National Bank of Romania Cuts Monetary Policy Rate

January 7, 2015

Romanian monetary officials released a statement after cutting the benchmark interest rate by another 25 basis points, justifying the move with a forecast of continuing sub-target CPI inflation.  The target is 1.5-3.5%, and the latest reading is 1.26%.

Over the short term, the path of the annual inflation rate is expected to remain below the lower bound of the variation band of the flat target, as a result of the influence exerted by developments in the global oil price and the persistence of the negative output gap. At the same time, there is heightened uncertainty surrounding external developments owing to resurgent geopolitical tensions in the region and to monetary policy stance adjustments by major central banks worldwide.  Against this background, the Board of the National Bank of Romania has decided to lower the monetary policy rate to 2.5 percent per annum from 2.75 percent starting with 8 January 2015, to continue to pursue adequate liquidity management in the banking system, and to keep unchanged the current levels of minimum reserve requirement ratios on liabilities of credit institutions.

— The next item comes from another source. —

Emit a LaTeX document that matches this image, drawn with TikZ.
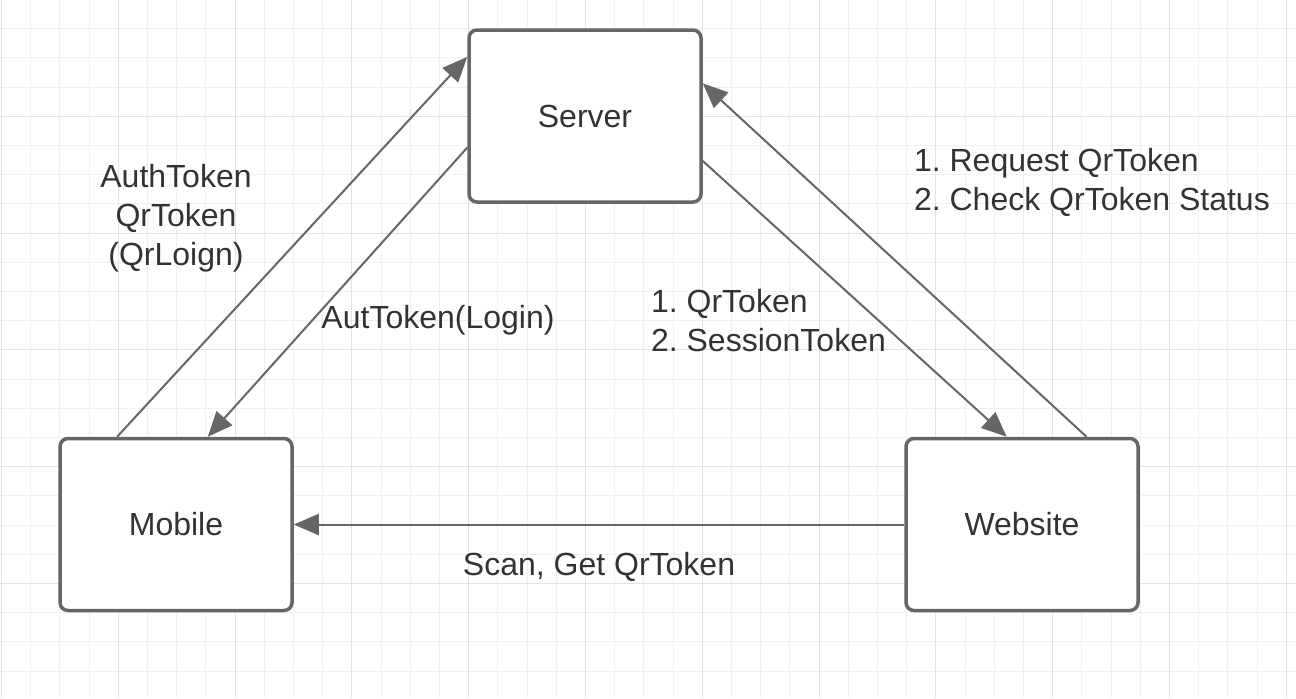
\documentclass[tikz,border=0pt]{standalone}
\usepackage{fontspec}
\setmainfont{Liberation Sans}
\usepackage{xcolor}
\usetikzlibrary{arrows.meta,positioning,calc}

\definecolor{linegray}{HTML}{666666}
\definecolor{textgray}{HTML}{333333}
\definecolor{gridminor}{HTML}{F0F0F0}
\definecolor{gridmajor}{HTML}{E2E2E2}

\tikzset{
  block/.style={draw=linegray, line width=1.75pt, rounded corners=4pt, fill=white,
    minimum width=116pt, minimum height=86pt, text=textgray},
  flow/.style={->, draw=linegray, line width=1pt},
  lbl/.style={text=textgray, align=center},
}

\begin{document}
\frenchspacing
\begin{tikzpicture}[x=0.5pt, y=-0.5pt, >={Triangle[length=12.5pt,width=10.5pt]},
  font=\fontsize{16}{19.5}\selectfont]
  \useasboundingbox (0,0) rectangle (1296,698);
  \fill[white] (0,0) rectangle (1296,698);

  % background grid
  \foreach \i in {0,...,44} {
    \pgfmathsetmacro{\gx}{1.5+29.2*\i}
    \draw[gridminor, line width=0.5pt] (\gx,0) -- (\gx,698);
  }
  \foreach \i in {1,...,23} {
    \pgfmathsetmacro{\gy}{-0.5+29.2*\i}
    \draw[gridminor, line width=0.5pt] (0,\gy) -- (1296,\gy);
  }
  \foreach \i in {0,...,11} {
    \pgfmathsetmacro{\gx}{1.5+116.8*\i}
    \draw[gridmajor, line width=0.5pt] (\gx,0) -- (\gx,698);
  }
  \foreach \i in {1,...,5} {
    \pgfmathsetmacro{\gy}{-0.5+116.8*\i}
    \draw[gridmajor, line width=0.5pt] (0,\gy) -- (1296,\gy);
  }

  % the three parties
  \node[block] (server) at (585,116) {Server};
  \node[block] (mobile) at (176,524.5) {Mobile};
  \node[block] (website) at (1022,524.5) {Website};

  % messages
  \draw[flow] ($(mobile.north west)!0.25!(mobile.north east)$) -- ($(server.north west)!0.163!(server.south west)$);
  \draw[flow] ($(server.north west)!0.68!(server.south west)$) -- ($(mobile.north west)!0.635!(mobile.north east)$);
  \draw[flow] ($(server.north east)!0.756!(server.south east)$) -- ($(website.north west)!0.435!(website.north east)$);
  \draw[flow] ($(website.north west)!0.774!(website.north east)$) -- ($(server.north east)!0.314!(server.south east)$);
  \draw[flow] (website.west) -- (mobile.east);

  % labels
  \node[lbl] (authlbl) at (176,218) {AuthToken\\QrToken\\(QrLoign)};
  \node[lbl] (loginlbl) at (438,320) {AutToken(Login)};
  \node[lbl, anchor=west, align=left] (qrlbl) at (644,320.5) {1. QrToken\\2. SessionToken};
  \node[lbl, anchor=west, align=left] (reqlbl) at (907,182) {1. Request QrToken\\2. Check QrToken Status};
  \node[lbl] (scanlbl) at (599,567) {Scan, Get QrToken};
\end{tikzpicture}
\end{document}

From an end-2008 level of 10.25%, the key interest rate was slashed by 400 basis points in 2009-10, 100 bps in 2011-12, 125 bps in the second half of 2013, and by another 125 bps in five increments, the last of which was in November.  In addition to the benchmark interest rate reduction, “the interest rate on the NBR’s lending facility (Lombard) will be lowered to an annual 4.75 percent from 5.25 percent, while the deposit facility rate will remain at 0.25 percent per annum. Based on currently available data, these decisions are meant to ensure price stability over the medium term, along with the sustainable recovery of lending, which is likely to help achieve balanced and lasting economic growth.”